La famille du Guey de Nérée


Texte de M. Michel Dugué, de Granville, transmis au maire du Ménil-Ciboult en 1994.

 

Le fief de Nérée est attesté dès 1390.

Le manoir

Actuellement connu sous le nom de Noirée, le manoir a subi un incendie en 1508. Il a ensuite été restauré. Le linteau de la porte d'entrée porte la date 1581. L'examen des murs, des ouvertures, de la décoration extérieure et intérieure, nous permet une approche de la vie de cette demeure. L'encadrement de la porte d'entrée est particulièrement intéressant:

  • Sa partie inférieure, jusqu'à la hauteur de la porte dite "de la cave", est en granit jauni, de taille assez grossière;

  • Sa partie supérieure, surélevée – ce qui a permis de loger une imposte au-dessus de la porte – est en granit gris clair, régulièrement taillé. Le linteau, droit, porte une inscription latine, un écusson frappé d'une rose, et la date 1581.

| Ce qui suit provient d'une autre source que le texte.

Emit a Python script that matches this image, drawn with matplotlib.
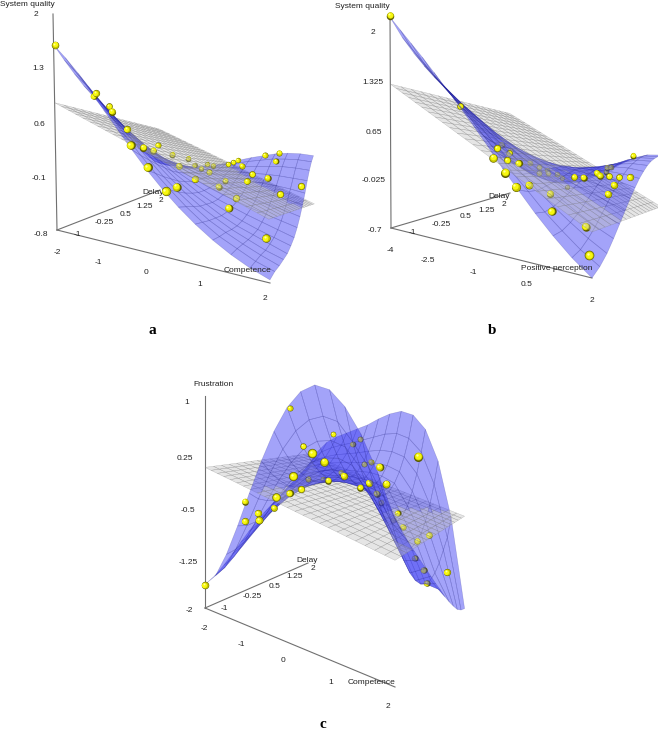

Cette porte confirme deux périodes: celle de la rénovation de 1581 et celle nettement plus ancienne, à laquelle la façade, avec ses ouvertures encadrées de granit jauni, a été bâtie. Ces ouvertures, à savoir, au rez-de-chaussée, une petite fenêtre, la porte de la cave, la haute fenêtre avec traverse et à l'étage les bases en granit et la partie inférieure de deux fenêtres, sont agrémentées de décors d'esprit gothique flamboyant et Renaissance: accolades, fleurs de lys, cœurs encerclés de cordelières, torsades, losanges, écussons de style français et polonais.

Cette décoration pourrait correspondre à la restauration après l'incendie de 1508. Elle est manifestement très antérieure à la partie datée 1581. La fenêtre à l'étage, côté est, a été ouverte à une époque récente. Elle ne présente aucun intérêt.

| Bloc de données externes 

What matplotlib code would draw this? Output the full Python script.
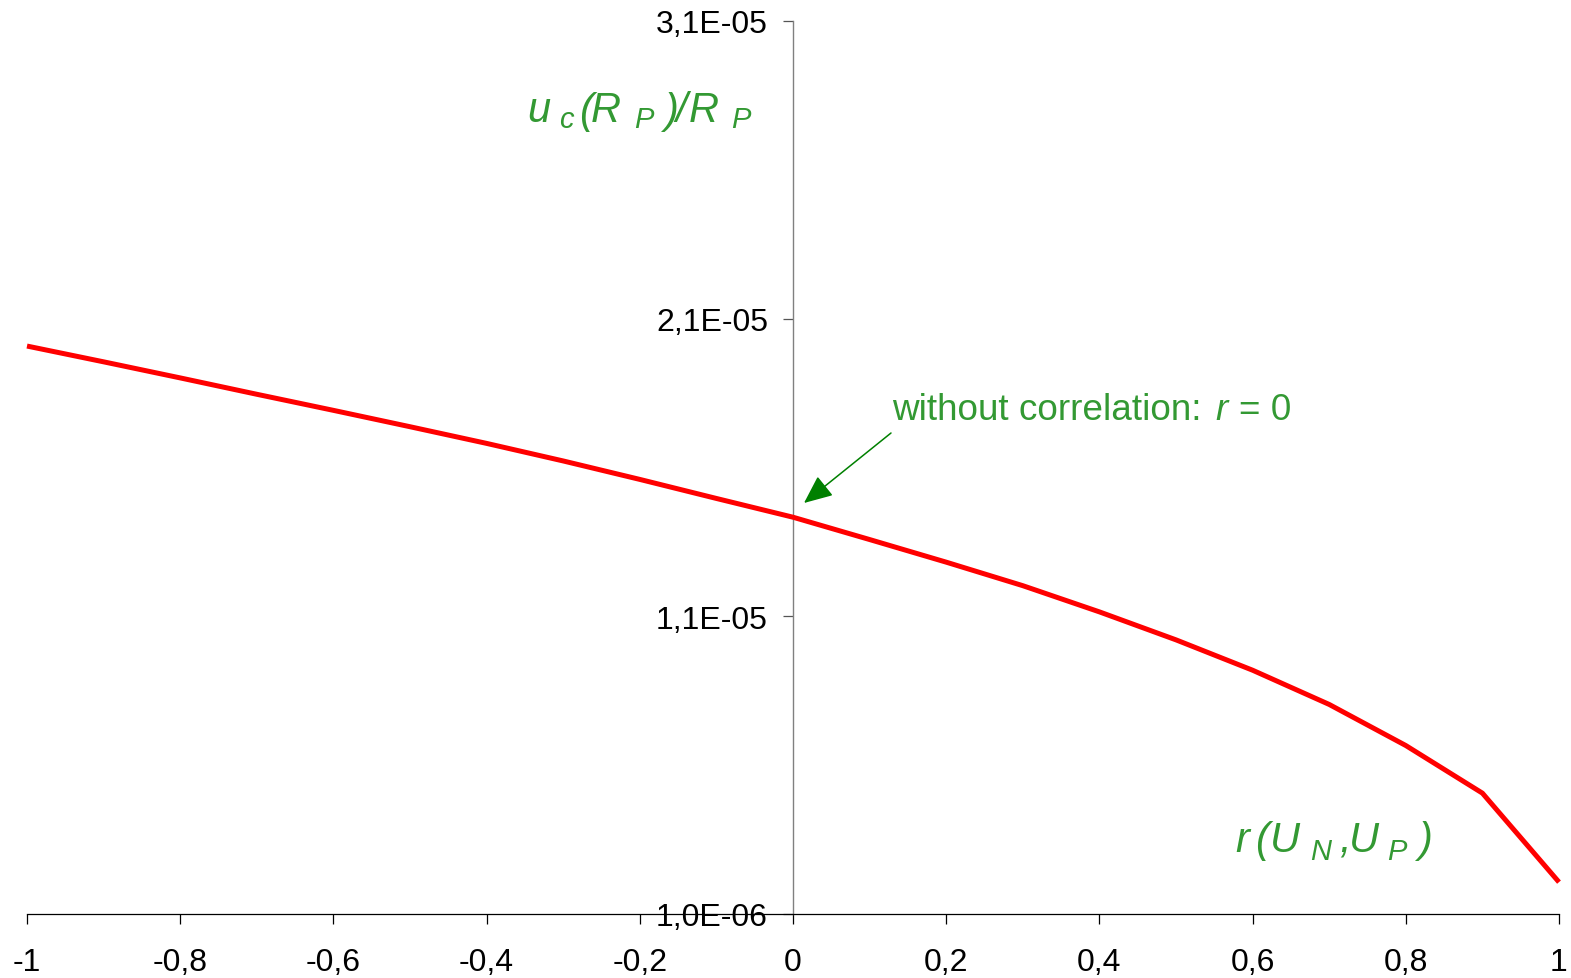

La tour, accolée au mur arrière, est d'appareillage assez grossier. Elle est ouverte de deux petites fenêtres grillagées. La plus basse est simplement ornée de chanfreins. Il s'agit là certainement de la partie la plus ancienne du manoir. Nous suggérons une édification vers 1400.

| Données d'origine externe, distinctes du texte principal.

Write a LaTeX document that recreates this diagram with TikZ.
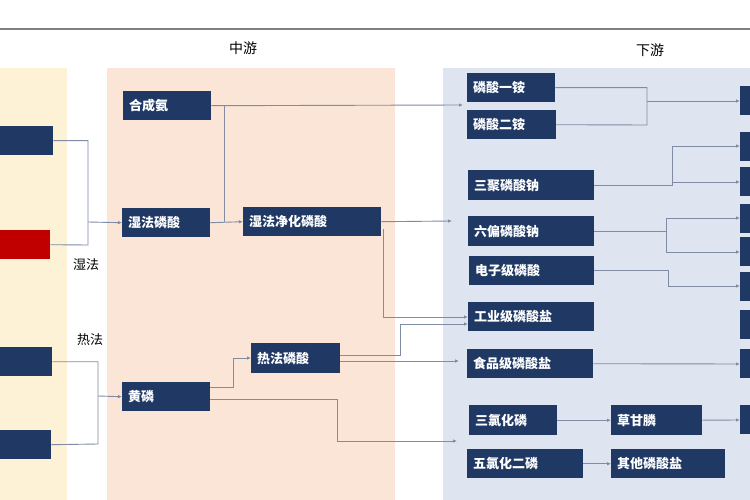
\documentclass[tikz,border=0pt]{standalone}
\usepackage{fontspec}
\setmainfont{Noto Sans CJK SC}
\usetikzlibrary{arrows.meta}
\definecolor{navy}{HTML}{1F3864}
\definecolor{lnc}{HTML}{7F8CA3}
\begin{document}
\begin{tikzpicture}[x=1pt,y=-1pt,
 bx/.style={fill=navy,text=white,font=\fontsize{13}{15}\selectfont\bfseries,inner sep=0pt,anchor=north west},
 ln/.style={draw=lnc,line width=0.9pt},
 ar/.style={ln,-{Latex[length=4pt,width=3.5pt]}}]
\useasboundingbox (0,0) rectangle (750,500);
\fill[white] (0,0) rectangle (750,500);
\draw[gray,line width=1.2pt] (0,29) -- (750,29);
\fill[fill={rgb,255:red,253;green,241;blue,214}] (0,68) rectangle (67,500);
\fill[fill={rgb,255:red,251;green,229;blue,214}] (107,68) rectangle (395,500);
\fill[fill={rgb,255:red,222;green,229;blue,240}] (443,68) rectangle (750,500);
\node[font=\fontsize{14}{16}\selectfont] (t1) at (243,48) {中游};
\node[font=\fontsize{14}{16}\selectfont] (t2) at (650,50) {下游};
\node[font=\fontsize{13}{15}\selectfont] (l1) at (86,265) {湿法};
\node[font=\fontsize{13}{15}\selectfont] (l2) at (90,340) {热法};
% left partial
\node[bx,minimum width=53pt,minimum height=29pt] (a1) at (0,126) {};
\node[bx,fill={rgb,255:red,192;green,0;blue,0},minimum width=50pt,minimum height=29pt] (a2) at (0,230) {};
\node[bx,minimum width=52pt,minimum height=29pt] (a3) at (0,347) {};
\node[bx,minimum width=51pt,minimum height=29pt] (a4) at (0,430) {};
% middle
\newcommand\bxn[6]{\node[bx,minimum width=#4pt,minimum height=#5pt,text width=#4pt,align=left] (#1) at (#2,#3) {\hspace*{6pt}#6};}
\bxn{hcd}{123}{91}{88}{29}{合成氨}
\bxn{sfl}{122}{208}{88}{29}{湿法磷酸}
\bxn{sfj}{243}{207}{138}{29}{湿法净化磷酸}
\bxn{rfl}{251}{343}{89}{30}{热法磷酸}
\bxn{hl}{122}{382}{88}{29}{黄磷}
% right
\bxn{r1}{467}{73}{88}{29}{磷酸一铵}
\bxn{r2}{467}{110}{89}{29}{磷酸二铵}
\bxn{r3}{468}{170}{126}{30}{三聚磷酸钠}
\bxn{r4}{468}{216}{126}{30}{六偏磷酸钠}
\bxn{r5}{469}{256}{125}{29}{电子级磷酸}
\bxn{r6}{468}{302}{126}{29}{工业级磷酸盐}
\bxn{r7}{467}{349}{126}{29}{食品级磷酸盐}
\bxn{r8}{469}{405}{88}{30}{三氯化磷}
\bxn{r9}{611}{405}{91}{30}{草甘膦}
\bxn{r10}{467}{449}{116}{29}{五氯化二磷}
\bxn{r11}{611}{449}{114}{29}{其他磷酸盐}
% far right partial
\foreach \y/\n in {86/f1,132/f2,167/f3,204/f4,237/f5,272/f6,310/f7,349/f8,405/f9}
  \node[bx,minimum width=12pt,minimum height=29pt] (\n) at (740,\y) {};
% connectors left
\draw[ln] (a1.east) -| (88,245) -- (a2.east);
\draw[ar] (88,222) -- (sfl.west);
\draw[ln] (a3.east) -| (98,444) -- (a4.east);
\draw[ar] (98,396) -- (hl.west);
% middle
\draw[ar] (hcd.east) -- (463,105);
\draw[ln] (224,105) -- (224,222);
\draw[ar] (sfl.east) -- (sfj.west);
\draw[ar] (sfj.east) -- (452,221);
\draw[ar] (383,229) |- (r6.west |- 0,317);
\draw[ar] (rfl.east |- 0,355) -| (400,324) -- (r6.west |- 0,324);
\draw[ar] (rfl.east |- 0,361) -- (459,361);
\draw[ar] (hl.east |- 0,387) -| (233,358) -- (rfl.west |- 0,358);
\draw[ar] (hl.east |- 0,399) -| (337,441) -- (457,441);
% right
\draw[ln] (r1.east) -| (647,125) -- (r2.east);
\draw[ar] (647,101) -- (f1.west |- 0,101);
\draw[ln] (r3.east) -| (672,146);
\draw[ar] (672,146) -- (f2.west |- 0,146);
\draw[ar] (672,182) -- (f3.west |- 0,182);
\draw[ln] (r4.east) -| (666,218);
\draw[ar] (666,218) -- (f4.west |- 0,218);
\draw[ar] (666,231) |- (f5.west |- 0,252);
\draw[ar] (r5.east) -| (668,286) -- (f6.west |- 0,286);
\draw[ar] (r7.east) -- (f8.west |- 0,364);
\draw[ar] (r8.east) -- (r9.west);
\draw[ar] (r9.east) -- (f9.west |- 0,420);
\draw[ar] (r10.east) -- (r11.west);
\end{tikzpicture}
\end{document}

La visite intérieure du manoir confirme l'examen extérieur. Au rez-de-chaussée, nous pénétrons dans un couloir au fond duquel deux portes assez basses, au linteau droit, donnent accès, l'une à la cave, l'autre à la tour. Elles sont ornées d'accolades. La première porte un écusson avec une rose, la seconde une fleur de lys.

L'entrée du couloir ouvre dans la vaste salle de séjour. Les grosses poutres sont soutenues par des corbeaux de granit. La large cheminée, du même granit, comporte un manteau à la décoration simple: au centre, un écusson de type français ancien portant une rose, de chaque côté de l'écusson une cordelière, le tout entouré d'une double moulure. Les corbeaux de la cheminée sont ornés de renflements dits godrons. Au fond de cette salle une porte en plein cintre, à chanfrein, ornée du même écusson que la cheminée, donne accès à la tour.

La rusticité de cette salle nous laisse supposer que sa structure serait de l'époque 1500, ou ...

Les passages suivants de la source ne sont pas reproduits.